Пора, мой друг, пора! Покоя сердце просит —
Летят за днями дни, и каждый час уносит
Частичку бытия, а мы с тобой вдвоем
Предполагаем жить… И глядь — как раз — умрем.
На свете счастья нет, но есть покой и воля.
Давно завидная мечтается мне доля —
Давно, усталый раб, замыслил я побег
В обитель дальнюю трудов и чистых нег.

Прекрасная Мать — Мадонна, Наталья Николаевна за шесть неполных лет совместной жизни с А. Пушкиным родила четверых детей: Машу, Гришу, Сашу, Наташу. Жена Пушкина свято верила, что молитва Матери «со дна моря поднимает», а «благословение отчее утверждает домы чад». Сам поэт воспринимал детей как что-то, навек не отделимое от него самого, трогательное и бесконечно дорогое. И потому, наверное, он часто просил тещу Наталью Ивановну помолиться о семье. В письмах же к жене он благословлял детей каждого по имени. А друзьям с гордостью говаривал:

Представьте себе, что жена моя имела неловкость разрешиться маленькой литографией с моей особы.

Поэт не раз задумывался о будущем своих детей.
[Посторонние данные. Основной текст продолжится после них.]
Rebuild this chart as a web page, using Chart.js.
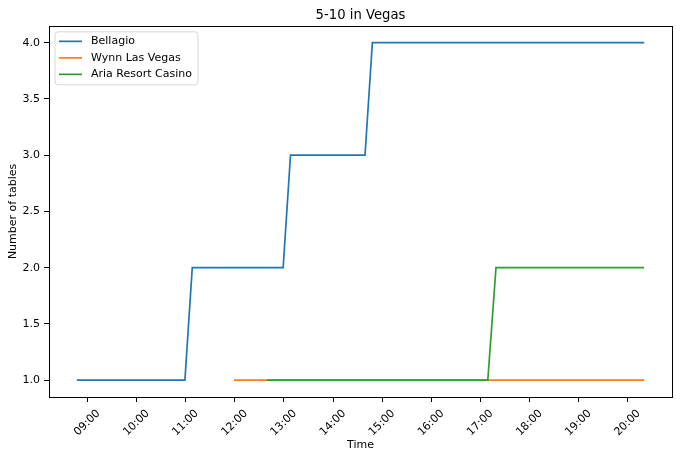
<!DOCTYPE html>
<html><head><meta charset="utf-8">
<script src="https://cdn.jsdelivr.net/npm/chart.js@4/dist/chart.umd.min.js"></script>
<style>html,body{margin:0;padding:0;background:#fff}#wrap{width:680px;height:459px}</style>
</head><body><div id="wrap"><canvas id="c" width="680" height="459"></canvas></div>
<script>
const chartTitle = '5-10 in Vegas';
const xAxisTitle = 'Time';
const yAxisTitle = 'Number of tables';
const seriesNames = ['Bellagio', 'Wynn Las Vegas', 'Aria Resort Casino'];
const seriesColors = ['#1f77b4', '#ff7f0e', '#2ca02c'];

const bellagioTimes  = ['08:47', '10:59', '11:08', '12:59', '13:08', '14:39', '14:48', '20:20'];
const bellagioValues = [1, 1, 2, 2, 3, 3, 4, 4];
const wynnTimes  = ['11:59', '20:20'];
const wynnValues = [1, 1];
const ariaTimes  = ['12:39', '17:09', '17:19', '20:20'];
const ariaValues = [1, 1, 2, 2];

const xTickLabels = ['09:00','10:00','11:00','12:00','13:00','14:00','15:00','16:00','17:00','18:00','19:00','20:00'];
const yTickValues = [1.0, 1.5, 2.0, 2.5, 3.0, 3.5, 4.0];
const xRange = ['08:13', '20:54'];
const yRange = [0.85, 4.15];

function toMin(s){ const p = s.split(':'); return (+p[0]) * 60 + (+p[1]); }
function fmt(m){ const h = Math.floor(m / 60), mm = Math.round(m - h * 60); return String(h).padStart(2,'0') + ':' + String(mm).padStart(2,'0'); }
function pts(times, vals){ return times.map((t, i) => ({x: toMin(t), y: vals[i]})); }

const FONT = 'DejaVu Sans';
const seriesData = [pts(bellagioTimes, bellagioValues), pts(wynnTimes, wynnValues), pts(ariaTimes, ariaValues)];

const frameAndLegend = {
  id: 'frameAndLegend',
  afterDraw(chart){
    const ctx = chart.ctx, a = chart.chartArea;
    ctx.save();
    ctx.strokeStyle = '#000'; ctx.lineWidth = 1;
    ctx.strokeRect(Math.round(a.left) + 0.5, Math.round(a.top) + 0.5, Math.round(a.right - a.left), Math.round(a.bottom - a.top));
    // legend
    const bx = a.left + 6, by = a.top + 6, bw = 143, bh = 53, r = 3;
    ctx.beginPath();
    ctx.moveTo(bx + r, by); ctx.lineTo(bx + bw - r, by); ctx.arcTo(bx + bw, by, bx + bw, by + r, r);
    ctx.lineTo(bx + bw, by + bh - r); ctx.arcTo(bx + bw, by + bh, bx + bw - r, by + bh, r);
    ctx.lineTo(bx + r, by + bh); ctx.arcTo(bx, by + bh, bx, by + bh - r, r);
    ctx.lineTo(bx, by + r); ctx.arcTo(bx, by, bx + r, by, r); ctx.closePath();
    ctx.fillStyle = 'rgba(255,255,255,0.8)'; ctx.fill();
    ctx.strokeStyle = '#d6d6d6'; ctx.lineWidth = 1; ctx.stroke();
    ctx.font = '11px "' + FONT + '"';
    ctx.textBaseline = 'middle'; ctx.textAlign = 'left';
    chart.data.datasets.forEach((ds, i) => {
      const y = by + 9.5 + i * 16.5;
      ctx.strokeStyle = ds.borderColor; ctx.lineWidth = 1.7;
      ctx.beginPath(); ctx.moveTo(bx + 4, y); ctx.lineTo(bx + 27, y); ctx.stroke();
      ctx.fillStyle = '#000';
      ctx.fillText(ds.label, bx + 36, y);
    });
    ctx.restore();
  }
};

new Chart(document.getElementById('c'), {
  type: 'line',
  data: {
    datasets: seriesNames.map((n, i) => ({
      label: n, data: seriesData[i], borderColor: seriesColors[i], backgroundColor: seriesColors[i],
      borderWidth: 1.7, pointRadius: 0, tension: 0, fill: false, order: seriesNames.length - i
    }))
  },
  options: {
    responsive: false, animation: false, devicePixelRatio: 1,
    layout: { padding: { top: 0, right: 8, bottom: 0, left: 0 } },
    plugins: {
      legend: { display: false },
      tooltip: { enabled: false },
      title: { display: true, text: chartTitle, fullSize: false, color: '#000',
        font: { family: FONT, size: 13.2, weight: 'normal' }, padding: { top: 8, bottom: 2 } }
    },
    scales: {
      x: {
        type: 'linear', min: toMin(xRange[0]), max: toMin(xRange[1]),
        afterBuildTicks(s){ s.ticks = xTickLabels.map(t => ({ value: toMin(t) })); },
        afterFit(s){ s.height = 62; },
        ticks: { callback: v => fmt(v), minRotation: 45, maxRotation: 45, autoSkip: false, color: '#000',
          font: { family: FONT, size: 11 }, padding: 5, labelOffset: 11 },
        grid: { display: true, drawOnChartArea: false, drawTicks: true, tickLength: 5, color: '#000', lineWidth: 1 },
        border: { display: false },
        title: { display: true, text: xAxisTitle, color: '#000', font: { family: FONT, size: 11 }, padding: { top: 0, bottom: 7.4 } }
      },
      y: {
        type: 'linear', min: yRange[0], max: yRange[1],
        afterBuildTicks(s){ s.ticks = yTickValues.map(v => ({ value: v })); },
        afterFit(s){ s.width = 49; },
        ticks: { callback: v => Number(v).toFixed(1), color: '#000', font: { family: FONT, size: 11 }, padding: 4 },
        grid: { display: true, drawOnChartArea: false, drawTicks: true, tickLength: 5, color: '#000', lineWidth: 1 },
        border: { display: false },
        title: { display: true, text: yAxisTitle, color: '#000', font: { family: FONT, size: 11 }, padding: { top: 6.7, bottom: 0 } }
      }
    }
  },
  plugins: [frameAndLegend]
});
</script></body></html>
Среди его рукописных сокровищ имеется автограф, посвященный потомкам:

Бескорыстная мысль, что внуки будут уважены за имя, нами им переданное, не есть ли благороднейшая надежда человеческого сердца?

Наталья Николаевна родила и вырастила четырех детей А. Пушкина и трех — П. Ланского, второго ее мужа. По понятиям XX века она вполне может быть причислена к разряду многодетных добропорядочных матерей. Дочь Натальи Николаевны Александра Ланская написала о последних минутах жизни матери:

…превозмогая страдания, преисполненное любовью материнское сердце терзалось страхом перед тем, что готовит грядущее покидаемым ею детям…

Собственно, сама природа наградила Наталью Николаевну материнским знаком — знаком Девы.

Скончалась Наталья Николаевна 26 ноября 1863 года. Похоронена на Лазоревском кладбище — некрополе XVIII века Александро-Невской лавры. Эта обитель находится на южных подступах к Петербургу у впадения Черной речки (ныне Монастырка) в Неву…

И опять «странные сближения»: поэт был смертельно ранен у Черной речки, его красавица жена — Мадонна — нашла упокоение там, где воды Великой Невы поглотили воды Черной речки…

Верная памяти Пушкина и в интересах детей, Наталья Николаевна начала издание нового собрания сочинений поэта.

Она передала литератору П. Анненкову «два сундука» с рукописями и делилась с ним воспоминаниями о Пушкине.

В 1855-1857 годах издание было осуществлено вместе с «Материалами для биографии» поэта. Оно стало первым научным изданием сочинений Пушкина.

Валентина ВОРОПАЕВА,
профессор Кыргызско-Российского Славянского университета.